Large volcanic eruptions can inject volcanic ash, sulfur dioxide (SO₂), and water vapor into the stratosphere. Sulfate aerosols produced by SO₂ oxidation and water vapor, in particular, affect not only surface and stratospheric air temperatures, but also atmospheric chemical fields. Water vapor injection will increase the concentration of hydroxyl radicals (OH) and accelerate SO₂ oxidation. The eruption of submarine volcano Hunga Tonga (HT) on January 15, 2022, was an unprecedented large-scale submarine volcanic eruption and its various climate effects are being discussed. In this study, we focus on the initial diffusion process of SO₂ after the HT eruption, which can largely affect aerosol dispersion and its climate effects, using chemistry climate model simulations and satellite observations. We also discuss the diffusion and oxidation processes of SO₂ and related substances.

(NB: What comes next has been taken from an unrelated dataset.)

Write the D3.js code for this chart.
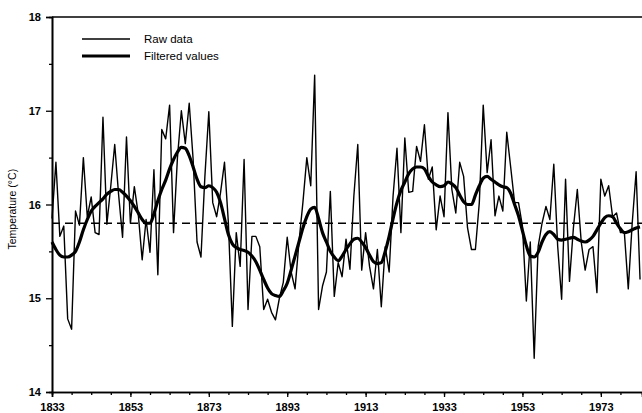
<!DOCTYPE html>
<html>
<head>
<meta charset="utf-8">
<script src="https://cdn.jsdelivr.net/npm/d3@7"></script>
<style>
  body { margin: 0; background: #fff; }
  text { font-family: "Liberation Sans", Arial, sans-serif; fill: #000; }
</style>
</head>
<body>
<div id="chart"></div>
<script>
// yearly values, 1833 - 1983
var start_year = 1833;
var raw_data = [
    15.85, 16.45, 15.66, 15.77, 14.78, 14.67, 15.93, 15.78, 16.50, 15.87,
    16.08, 15.70, 15.68, 16.93, 15.79, 16.20, 16.64, 16.10, 15.65, 16.72,
    15.80, 16.19, 15.90, 15.41, 15.84, 15.49, 16.37, 15.25, 16.80, 16.70,
    17.06, 15.70, 16.50, 17.00, 16.65, 17.08, 16.48, 15.60, 15.44, 16.30,
    16.99, 16.02, 15.87, 16.13, 16.45, 15.80, 14.70, 15.70, 15.34, 16.48,
    14.88, 15.66, 15.66, 15.55, 14.88, 14.99, 14.85, 14.77, 15.00, 15.17,
    15.65, 15.28, 15.10, 15.60, 16.02, 16.50, 16.20, 17.38, 14.88, 15.13,
    15.28, 16.14, 15.02, 15.38, 15.23, 15.63, 15.31, 16.09, 16.64, 15.30,
    15.70, 15.34, 15.10, 15.52, 14.91, 15.55, 15.28, 16.09, 16.60, 15.70,
    16.71, 16.13, 16.14, 16.62, 16.46, 16.85, 16.27, 16.40, 15.73, 16.09,
    15.87, 16.98, 16.16, 15.91, 16.45, 16.30, 15.75, 15.52, 15.52, 16.02,
    17.06, 16.34, 16.69, 15.88, 16.09, 15.93, 16.77, 16.40, 16.02, 16.02,
    15.77, 14.97, 15.60, 14.36, 15.55, 15.80, 15.98, 15.84, 16.43, 15.55,
    14.99, 16.27, 15.18, 15.75, 16.16, 15.60, 15.30, 15.52, 15.55, 15.06,
    16.27, 16.09, 16.20, 15.87, 15.91, 15.70, 15.70, 15.10, 15.80, 16.35,
    15.20
];
var filtered_values = [
    15.60, 15.52, 15.46, 15.44, 15.44, 15.46, 15.50, 15.60, 15.73, 15.84,
    15.93, 15.98, 16.02, 16.06, 16.11, 16.14, 16.16, 16.16, 16.13, 16.09,
    16.04, 15.98, 15.91, 15.84, 15.80, 15.80, 15.90, 16.04, 16.16, 16.26,
    16.38, 16.48, 16.56, 16.61, 16.60, 16.52, 16.40, 16.27, 16.19, 16.18,
    16.20, 16.18, 16.13, 16.02, 15.85, 15.68, 15.58, 15.54, 15.52, 15.51,
    15.49, 15.45, 15.39, 15.30, 15.20, 15.11, 15.05, 15.03, 15.02, 15.08,
    15.16, 15.30, 15.45, 15.60, 15.75, 15.87, 15.95, 15.97, 15.85, 15.70,
    15.60, 15.50, 15.44, 15.40, 15.45, 15.52, 15.58, 15.63, 15.64, 15.60,
    15.54, 15.46, 15.39, 15.37, 15.38, 15.50, 15.66, 15.85, 16.02, 16.15,
    16.24, 16.33, 16.38, 16.40, 16.40, 16.38, 16.30, 16.24, 16.21, 16.19,
    16.20, 16.24, 16.22, 16.18, 16.10, 16.03, 16.00, 16.00, 16.10, 16.20,
    16.28, 16.30, 16.27, 16.24, 16.21, 16.19, 16.18, 16.12, 16.00, 15.88,
    15.72, 15.56, 15.45, 15.44, 15.49, 15.60, 15.68, 15.71, 15.68, 15.63,
    15.62, 15.63, 15.64, 15.65, 15.63, 15.61, 15.60, 15.62, 15.66, 15.73,
    15.80, 15.86, 15.88, 15.87, 15.80, 15.74, 15.70, 15.71, 15.73, 15.75,
    15.76
];
var mean_value = 15.8;
var y_ticks = [14, 15, 16, 17, 18];
var x_ticks = [1833, 1853, 1873, 1893, 1913, 1933, 1953, 1973];
var legend_labels = ['Raw data', 'Filtered values'];

var chart_width  = 642;
var chart_height = 413;
var svg = d3.select('#chart')
    .append('svg')
    .attr('width', chart_width)
    .attr('height', chart_height);

// scales
var x_scale = d3.scaleLinear()
    .domain([1833, 1983.5])
    .range([52, 642]);
var y_scale = d3.scaleLinear()
    .domain([14, 18])
    .range([392, 17]);

var year = function(d, i){
    return x_scale(start_year + i);
};

// axes
svg.append('g')
    .attr('transform', 'translate(52,0)')
    .call(d3.axisLeft(y_scale).tickValues(d3.range(14.5, 18, 1)).tickSize(3).tickFormat(''));
svg.append('g')
    .attr('class', 'y-axis')
    .attr('transform', 'translate(52,0)')
    .call(d3.axisLeft(y_scale).tickValues(y_ticks).tickSize(6).tickPadding(5).tickFormat(d3.format('d')));

svg.append('g')
    .attr('transform', 'translate(0,392)')
    .call(d3.axisBottom(x_scale).tickValues(d3.range(1838, 1983, 5)).tickSize(3).tickFormat(''));
svg.append('g')
    .attr('class', 'x-axis')
    .attr('transform', 'translate(0,392)')
    .call(d3.axisBottom(x_scale).tickValues(x_ticks).tickSize(5).tickPadding(6).tickFormat(d3.format('d')));

svg.selectAll('.domain')
    .attr('stroke', '#000')
    .attr('stroke-width', 1.6);
svg.selectAll('.tick line')
    .attr('stroke', '#000')
    .attr('stroke-width', 1.3);
svg.selectAll('.y-axis text, .x-axis text')
    .attr('font-size', 11)
    .attr('font-weight', 'bold');

// top frame line
svg.append('line')
    .attr('x1', 52).attr('x2', 642)
    .attr('y1', y_scale(18)).attr('y2', y_scale(18))
    .attr('stroke', '#000')
    .attr('stroke-width', 1.6);

// y label
svg.append('text')
    .attr('transform', 'translate(16,' + y_scale(15.95) + ') rotate(-90)')
    .attr('text-anchor', 'middle')
    .attr('font-size', 10.5)
    .text('Temperature (°C)');

// mean line
svg.append('line')
    .attr('x1', x_scale(1833)).attr('x2', x_scale(1983.5))
    .attr('y1', y_scale(mean_value)).attr('y2', y_scale(mean_value))
    .attr('stroke', '#000')
    .attr('stroke-width', 1.4)
    .attr('stroke-dasharray', '8,5');

// raw series
var raw_line = d3.line()
    .x(year)
    .y(function(d){ return y_scale(d); });
svg.append('path')
    .datum(raw_data)
    .attr('d', raw_line)
    .attr('fill', 'none')
    .attr('stroke', '#000')
    .attr('stroke-width', 1.4)
    .attr('stroke-linejoin', 'round');

// filtered series
var smooth_line = d3.line()
    .x(year)
    .y(function(d){ return y_scale(d); })
    .curve(d3.curveMonotoneX);
svg.append('path')
    .datum(filtered_values)
    .attr('d', smooth_line)
    .attr('fill', 'none')
    .attr('stroke', '#000')
    .attr('stroke-width', 3.2)
    .attr('stroke-linejoin', 'round');

// legend
var legend = svg.selectAll('.legend')
    .data(legend_labels)
    .enter()
    .append('g')
    .attr('class', 'legend')
    .attr('transform', function(d, i){
        return 'translate(82,' + (39 + i * 17) + ')';
    });
legend.append('line')
    .attr('x1', 0).attr('x2', 48)
    .attr('stroke', '#000')
    .attr('stroke-width', function(d, i){ return i === 0 ? 1.4 : 3.2; });
legend.append('text')
    .attr('x', 62)
    .attr('dy', '0.35em')
    .attr('font-size', 11.5)
    .text(function(d){ return d; });
</script>
</body>
</html>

In this study, the chemistry-climate model CHASER was used to simulate the HT eruption with considering injection of SO₂, water vapor, and ash (dust) from the lower to the middle stratosphere. Stratospheric aerosols are represented by the modal approach and dry and wet deposition are also considered. The CHASER simulation results are evaluated with the OMI satellite data. This study focuses on the following three points: 1) enhancement of SO₂ oxidation by water vapor injection during HT eruptions (Zhu et al., 2022), 2) SO₂ injection altitude, which has not been well determined by observations, 3) effect of radiative heating of volcanic ash on SO₂ diffusion. In the experiments for 1) and 2), the meteorological field was nudged toward the NCEP reanalysis data, while the experiment for 3) was conducted without nudging.
Our experiment shows that the residence time for the injected SO₂ expressed as the e-folding time significantly decreases in response to the injection of water vapor: ~20 days without water vapor injection, while ~7 days with water vapor injection. The reduced residence time of SO₂ (~7 days) is found to be consistent with the OMI observations and is attributed to the enhanced OH formation by the water vapor injection, which accelerates SO₂ gas-phase oxidation reaction by a factor of three.
For the injection altitude issue, our experiments show that OMI observations are reproduced well by the model only when all of the volcanic SO₂ is injected at altitudes above 20 km. The results of this study suggest that the OMI-observed volcanic SO₂ is mainly diffused latitudinally in the northward branch of the BD circulation. Furthermore, this result also suggests that most of the SO₂ was likely injected at an altitude of 20-30 km during the HT eruption. This study also conducted an experiment based on the observation of a two-tiered umbrella cloud, but the SO₂ simulation results are not consistent with the observation.
In addition, our simulations suggest that the rapid increase in SO₂ during the first two days after the eruption was largely attributed to radiative heating by the volcanic ash, indicating the importance of ash radiative heating in the HT eruption. The latitudinal dispersion of SO₂ without ash radiative heating was less active than the OMI observations.
Based on this study, it is required to investigate mid- to long-term climate impacts of HT eruption, including effects on radiation and the ozone field.